Thursday, 11 June 2009

One eye open, one eye closed

I've just been reading an essay by Susan Blackmore (psychologist and author of books such as 'The Meme Machine'). In it she writes:

'In spite of education and rational thought, and in spite of the harm done by religious war and oppression, it seems generally hard for people to live without religion.'

Quotes like this illustrate how as a group atheists are just as prone to words of arrogant piety as anyone else, but that's not the point I want to bring out here.

Blackmore has written extensively about 'memes'. Whilst the name 'meme' may sound exotic the fundamental thesis is very simple. A meme is basicaly 'an idea'. The big revelation is that some ideas do well and prosper, others fall by the wayside. Hardly anything earth shattering.

To be fair though the suggestion that a meme can be thought of in ways similar to a gene is helpful. Like genes, ideas can be replicated, altered and spread through the population. They undergo a kind of natural selection too.

The punch-line Blackmore suggests is that many aspects of culture like language, music, art, and religion are merely products of the selfish meme. Its a moot point, but for our purposes here lets go with it. Let me raise two issues.

Firstly, even if all of the above are the products of the evolution of memes it doesn't stop them being true.  This is where her logic seems to short-circuit. Take music for example. The mathematics of melodies, harmonies and rhythms are easily established and so the difference between music and just noise is quantifiable. Even if, as Blackmore suggests, it took memes to discover it - music is still 'true'.

This point is rammed home when you get to what many people think of as being the holy grail of reason - science. Well, our scientific understanding can thought of as being nothing more than the product of an arms race between memes.  Our understanding that the earth travels round the sun is a very effective meme.  Is it then simply the product of our collective imagination?  Of course not.  More than just a meme it is actually true.

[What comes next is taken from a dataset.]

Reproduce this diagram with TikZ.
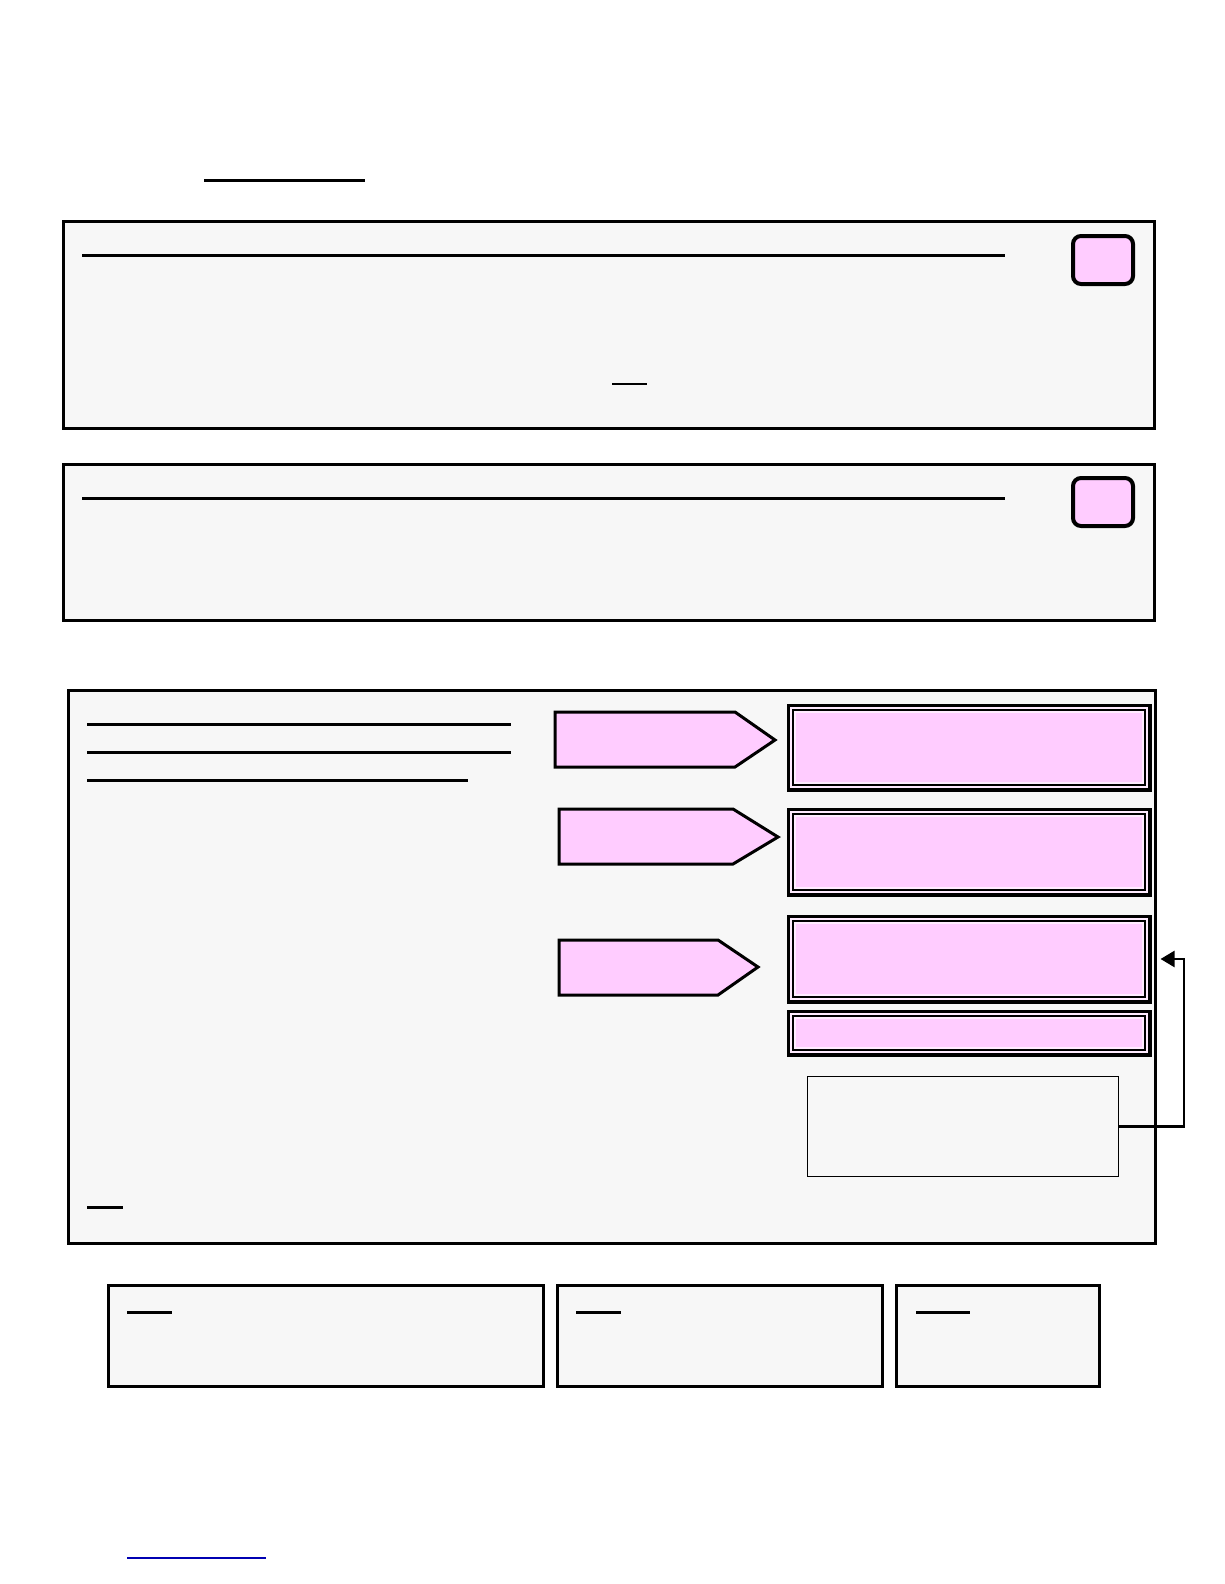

The same ultimately applies to religion. Even if it was memes that first uncovered religiosity, it was because it was there to be discovered in the first place.

Secondly, and much more succinctly, we musn't forget that most (all?) of our meme's come from external sources. For those of us who 'believe' its obvious that one of those sources is God. Religious ideas can well be thought of as a pool of memes going round our minds. It doesn't stop them being true, and it doesn't stop them being from God.

Blackmore highlights how easy it is to fall into the trap of reductionism. She has one eye peering down a reductionist microscope, and the other is tight shut.